Gertler: At the time, I think it was partly unbridled belief in the market — that financial markets are competitive markets, and they ought to function well, not taking into account that any individual is just concerned about his or her welfare, not about the market as a whole or the exposure of the market as v a whole. 

I am sorry. That is simply not true. 

Anyone with any reasonable belief in the market being able to allocate credit adequately in the economy… would never ever have interfered by means of setting the capital requirements for banks based on risks which were already cleared for by banks. 

That resulted in banks earning much higher risk-adjusted returns on equity when financing what is ex ante perceived as “safe”, than when financing what is ex ante perceived as “risky”, something which of course distorts all common sense out of bank credit allocation.
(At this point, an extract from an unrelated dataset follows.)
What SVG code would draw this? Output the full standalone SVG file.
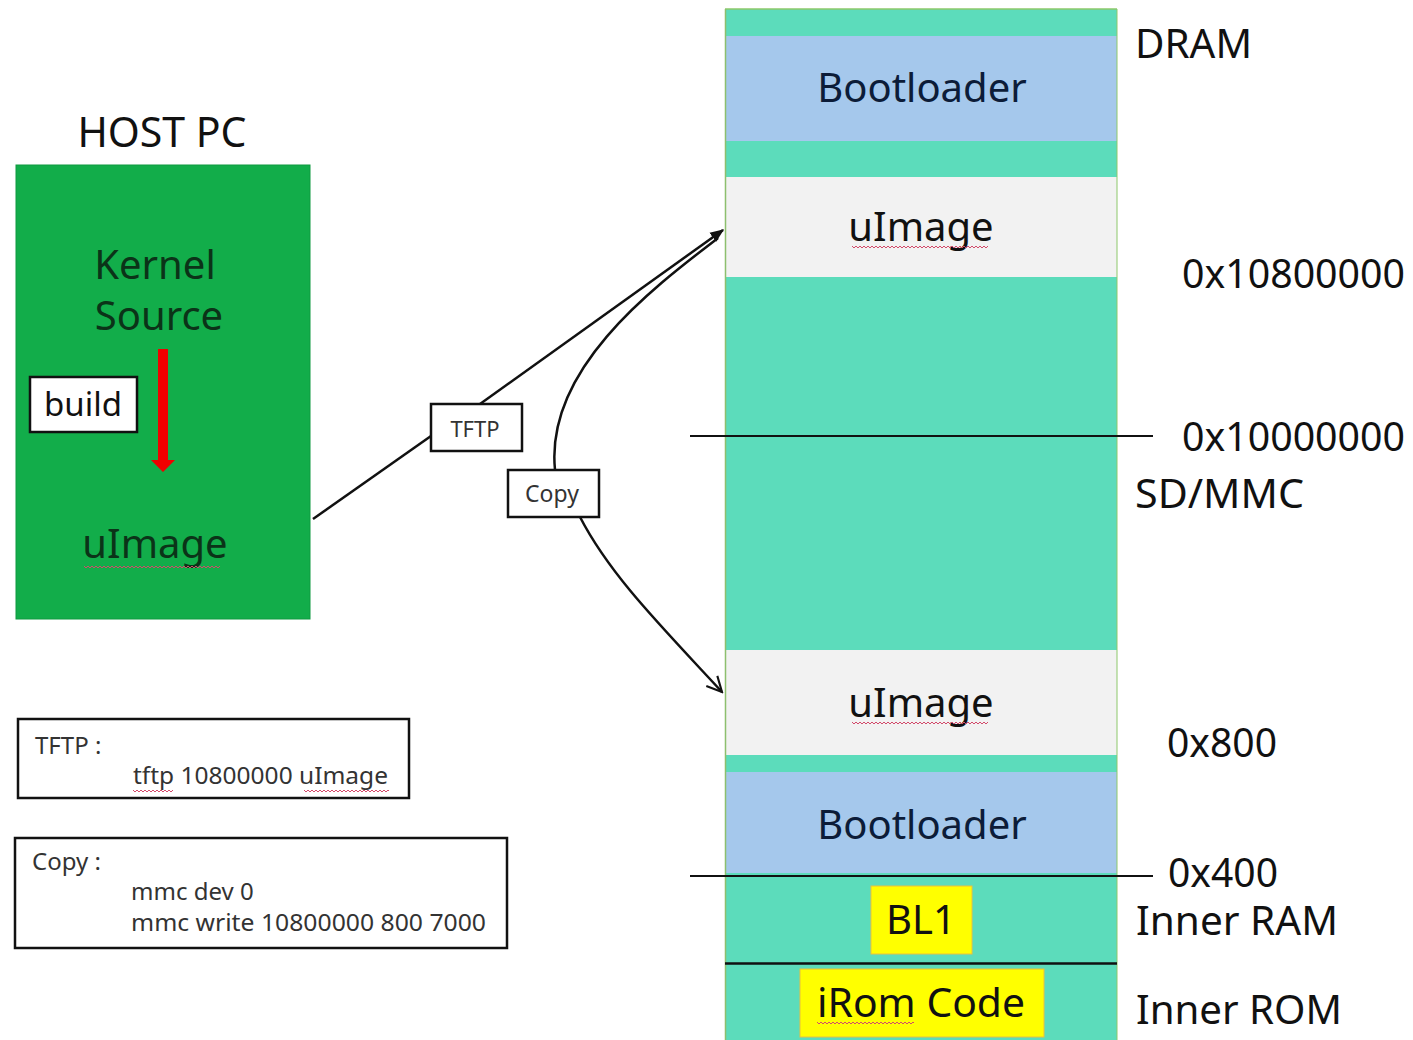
<svg xmlns="http://www.w3.org/2000/svg" width="1413" height="1040" viewBox="0 0 1413 1040">
  <style>
    text { font-family: "Noto Sans", "Open Sans", "DejaVu Sans", sans-serif; fill: #111; }
    .big { font-size: 40px; }
    .side { font-size: 40px; }
    .tag { font-size: 22px; fill: #333; }
    .note { font-size: 24px; fill: #333; }
    .teal { fill: #5cdcbb; }
    .blue { fill: #a5c8ec; }
    .slot { fill: #f2f2f2; }
    .yel { fill: #ffff00; stroke: #e8c040; stroke-width: 1; }
    .box { fill: #fff; stroke: #111; stroke-width: 2.5; }
    .wave { fill: none; stroke: #d24a6a; stroke-width: 1; }
    .conn { fill: none; stroke: #111; stroke-width: 2.5; }
  </style>
  <defs>
    <marker id="solid" viewBox="0 0 10 10" refX="9" refY="5" markerWidth="14" markerHeight="14" orient="auto" markerUnits="userSpaceOnUse">
      <path d="M0,1 L10,5 L0,9 z" fill="#111"/>
    </marker>
    <marker id="open" viewBox="0 0 12 12" refX="11" refY="6" markerWidth="18" markerHeight="18" orient="auto" markerUnits="userSpaceOnUse">
      <path d="M1,1 L11,6 L1,11" fill="none" stroke="#111" stroke-width="1.4"/>
    </marker>
    <path id="squig" d="M0,0 l2,2 l2,-2 l2,2 l2,-2 l2,2 l2,-2 l2,2 l2,-2 l2,2 l2,-2 l2,2 l2,-2 l2,2 l2,-2 l2,2 l2,-2 l2,2 l2,-2 l2,2 l2,-2 l2,2 l2,-2 l2,2 l2,-2 l2,2 l2,-2 l2,2 l2,-2 l2,2 l2,-2 l2,2 l2,-2 l2,2 l2,-2 l2,2 l2,-2 l2,2 l2,-2 l2,2 l2,-2 l2,2 l2,-2 l2,2 l2,-2 l2,2 l2,-2 l2,2 l2,-2 l2,2 l2,-2 l2,2 l2,-2 l2,2 l2,-2 l2,2 l2,-2 l2,2 l2,-2 l2,2 l2,-2 l2,2 l2,-2 l2,2 l2,-2 l2,2 l2,-2 l2,2 l2,-2"/>
  </defs>

  <rect width="1413" height="1040" fill="#fff"/>

  <!-- Host PC -->
  <g id="host-pc">
    <text x="162" y="147" text-anchor="middle" style="font-size:41px">HOST PC</text>
    <rect x="16" y="165" width="294" height="454" fill="#12ad4a" stroke="#0e9a40" stroke-width="1"/>
    <text x="155" y="279" class="big" text-anchor="middle" style="fill:#0b3318">Kernel</text>
    <text x="159" y="330" class="big" text-anchor="middle" style="fill:#0b3318">Source</text>
    <text x="155" y="558" class="big" text-anchor="middle" style="fill:#0b3318">uImage</text>
    <svg x="84" y="565" width="144" height="4" overflow="hidden"><use href="#squig" y="1" class="wave"/></svg>
  </g>

  <g id="build">
    <rect x="30" y="377" width="107" height="55" class="box" stroke-width="2"/>
    <text x="83" y="416" text-anchor="middle" style="font-size:33px">build</text>
    <!-- build arrow -->
    <path d="M158,349 h10 v111 h7 l-12,12 l-12,-12 h7 z" fill="#f00000"/>
  </g>

  <!-- Memory map column -->
  <g id="memory-map">
    <rect x="725" y="9" width="392" height="1031" class="teal"/>
    <rect x="725" y="36" width="392" height="105" class="blue"/>
    <rect x="725" y="177" width="392" height="100" class="slot"/>
    <rect x="725" y="650" width="392" height="105" class="slot"/>
    <rect x="725" y="772" width="392" height="101" class="blue"/>
    <line x1="725" y1="9" x2="1117" y2="9" stroke="#8dc86a" stroke-width="1.5"/>
    <line x1="725.5" y1="9" x2="725.5" y2="1040" stroke="#8dbf6e" stroke-width="1.5"/>
    <line x1="1117" y1="9" x2="1117" y2="1040" stroke="#8dc86a" stroke-width="1"/>
    <line x1="725" y1="963.5" x2="1117" y2="963.5" stroke="#111" stroke-width="2.5"/>
  </g>

  <g id="dram-bootloader">
    <text x="922" y="102" text-anchor="middle" class="big" style="fill:#0c1c38">Bootloader</text>
  </g>
  <g id="dram-uimage">
    <text x="921" y="241" text-anchor="middle" class="big">uImage</text>
    <svg x="852" y="245" width="143" height="4" overflow="hidden"><use href="#squig" y="1" class="wave"/></svg>
  </g>
  <g id="mmc-uimage">
    <text x="921" y="717" text-anchor="middle" class="big">uImage</text>
    <svg x="852" y="721" width="143" height="4" overflow="hidden"><use href="#squig" y="1" class="wave"/></svg>
  </g>
  <g id="mmc-bootloader">
    <text x="922" y="839" text-anchor="middle" class="big" style="fill:#0c1c38">Bootloader</text>
  </g>
  <g id="bl1">
    <rect x="871" y="886" width="101" height="68" class="yel"/>
    <text x="921" y="934" text-anchor="middle" class="big">BL1</text>
  </g>
  <g id="irom-code">
    <rect x="800" y="969" width="244" height="68" class="yel"/>
    <text x="921" y="1017" text-anchor="middle" class="big" textLength="208" lengthAdjust="spacingAndGlyphs">iRom Code</text>
    <svg x="817" y="1021" width="97" height="4" overflow="hidden"><use href="#squig" y="1" class="wave"/></svg>
  </g>

  <!-- Boundary marks and address labels -->
  <g id="boundaries">
    <line x1="690" y1="436" x2="1153" y2="436" stroke="#111" stroke-width="2"/>
    <line x1="690" y1="876" x2="1153" y2="876" stroke="#111" stroke-width="2"/>
  </g>
  <g id="labels">
    <text x="1135" y="58" class="side" textLength="117" lengthAdjust="spacingAndGlyphs">DRAM</text>
    <text x="1182" y="288" class="side" textLength="223" lengthAdjust="spacingAndGlyphs">0x10800000</text>
    <text x="1182" y="451" class="side" textLength="223" lengthAdjust="spacingAndGlyphs">0x10000000</text>
    <text x="1135" y="508" class="side" textLength="169" lengthAdjust="spacingAndGlyphs">SD/MMC</text>
    <text x="1167" y="757" class="side" textLength="110" lengthAdjust="spacingAndGlyphs">0x800</text>
    <text x="1168" y="887" class="side" textLength="110" lengthAdjust="spacingAndGlyphs">0x400</text>
    <text x="1136" y="935" class="side" textLength="202" lengthAdjust="spacingAndGlyphs">Inner RAM</text>
    <text x="1136" y="1024" class="side" textLength="206" lengthAdjust="spacingAndGlyphs">Inner ROM</text>
  </g>

  <!-- Transfer connectors -->
  <g id="connectors">
    <path d="M313,519 L431,436" class="conn"/>
    <path d="M480,404 L723,230" class="conn" marker-end="url(#solid)"/>
    <path d="M718,238 C650,290 545,370 555,470" class="conn"/>
    <path d="M580,517 C610,575 660,625 722,692" class="conn" marker-end="url(#open)"/>
  </g>

  <g id="tftp-tag">
    <rect x="431" y="404" width="91" height="47" class="box" stroke-width="2"/>
    <text x="475" y="437" text-anchor="middle" class="tag">TFTP</text>
  </g>
  <g id="copy-tag">
    <rect x="508" y="470" width="91" height="47" class="box" stroke-width="2"/>
    <text x="552" y="502" text-anchor="middle" class="tag" style="font-size:23px">Copy</text>
  </g>

  <!-- Command notes -->
  <g id="note-tftp">
    <rect x="18" y="719" width="391" height="79" class="box"/>
    <text x="35" y="754" class="note">TFTP :</text>
    <text x="133" y="784" class="note" textLength="255" lengthAdjust="spacingAndGlyphs">tftp 10800000 uImage</text>
    <svg x="133" y="789" width="40" height="4" overflow="hidden"><use href="#squig" y="1" class="wave"/></svg>
    <svg x="304" y="789" width="85" height="4" overflow="hidden"><use href="#squig" y="1" class="wave"/></svg>
  </g>
  <g id="note-copy">
    <rect x="15" y="838" width="492" height="110" class="box"/>
    <text x="32" y="870" class="note">Copy :</text>
    <text x="131" y="900" class="note">mmc dev 0</text>
    <text x="131" y="931" class="note" textLength="355" lengthAdjust="spacingAndGlyphs">mmc write 10800000 800 7000</text>
  </g>
</svg>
For instance, Basel II had it that if a European bank made a loan to a medium and small business, an entrepreneur or a start up, then it needed to hold 8 percent in capital, a leverage of 12.5 to 1, but, if it purchased AAA rated securities, then it needed to hold only 1.6 percent in capital, a leverage of 62.5 to 1. And that of course had Europe buying the securitized subprime mortgages like if there was no tomorrow… and so did the investment banks when authorized by the SEC to follow the Basel rules.

In other words... bank regulators did not believe in the markets... they believed in themselves being the Masters of the Universe, capable of managing risks for the whole banking world.

In other words... bank regulators instead of concerning themselves with any "unexpected losses", which is what they should do, decided to also manage the expected losses.

In other words... bank regulators were just amazingly bad. In terms of Bill Easterly... God save us from the tyranny of experts.